3. L’élevage pastoral façonne la réalité du nord. Les bœufs, les moutons, les chèvres avancent sur des milliers de kilomètres, guidés par les éleveurs peuls qui perpétuent le nomadisme. Sur un autre front, l’aviculture place le Nigéria en tête du continent pour la production d’œufs : un secteur dynamique, en pleine mutation.
4. La pêche et l’aquaculture ferment la marche. Près d’un tiers des protéines animales consommées provient des rivières, du lac Tchad ou du golfe de Guinée. La pêche artisanale coexiste avec des bassins modernes, notamment aux alentours de Lagos et d’Ibadan, pour satisfaire la demande croissante des villes.
- Les cultures vivrières servent de filet de sécurité alimentaire à l’échelle des familles.
- Les productions d’exportation injectent des devises et attirent capitaux et projets.
- L’élevage et la pêche, eux, sont essentiels à la stabilité sociale et à l’équilibre nutritionnel de millions de Nigérians.
Impacts économiques, sociaux et environnementaux de chaque modèle agricole
La force agricole nigériane ne se limite pas aux statistiques. Elle structure la vie quotidienne, façonne les campagnes comme les villes, et garantit à des millions de Nigérians de quoi tenir bon. Le manioc, l’igname, le fonio : ces aliments forment la trame de l’alimentation nationale. Mais l’agriculture d’exportation rapporte des ressources, ouvre des débouchés, tout en exposant les producteurs aux imprévus du marché mondial.

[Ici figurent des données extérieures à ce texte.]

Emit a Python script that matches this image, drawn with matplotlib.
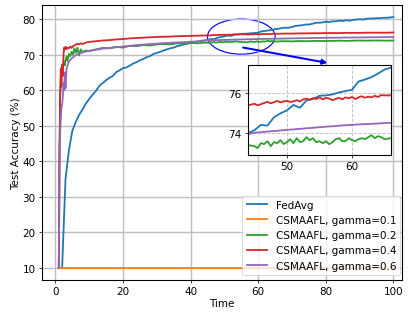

Les conséquences sociales ne se ressemblent pas d’un modèle à l’autre :
- L’agriculture vivrière protège l’autonomie alimentaire, mais fléchit devant la sécheresse ou l’appauvrissement des terres, surtout au nord.
- L’agriculture commerciale, en pleine mutation vers la mécanisation, transforme la propriété foncière, favorise l’émergence d’une nouvelle classe rurale parfois plus aisée.
- Des filières comme le karité ou le fonio ouvrent la voie à une plus grande autonomie des femmes et à une dynamique locale de transformation.
Le défi environnemental, lui, ne fait pas de pause. La déforestation s’accélère sous la poussée du cacao et de l’huile de palme. Mais des signaux positifs apparaissent : récupération des coques de karité pour en faire de la biomasse, campagnes de reboisement, irrigation au compte-gouttes (comme le pilote Tomato Jos), plantations communautaires. L’objectif : renforcer la gestion des ressources, résister à la sécheresse, limiter l’érosion. Le fonio, céréale discrète mais robuste, aide à restaurer les terres abîmées tout en diversifiant les assiettes.
Modèle agricole | Impact économique | Enjeu social | Enjeu environnemental |
---|---|---|---|
Vivrier | Sécurité alimentaire | Cohésion rurale | Dégradation des sols |
Exportation | Devises, croissance | Inégalités sociales | Déforestation |
Élevage/Pêche | Emplois locaux | Stabilité pastorale | Surpâturage, pollution |
À mesure que le Nigéria avance, chaque sillon creusé dans la terre porte l’empreinte d’un choix : nourrir la nation, conquérir les marchés, ou réparer ce que la nature a perdu. Le pays joue son avenir sur cette mosaïque agricole, entre espoirs féconds et défis tenaces.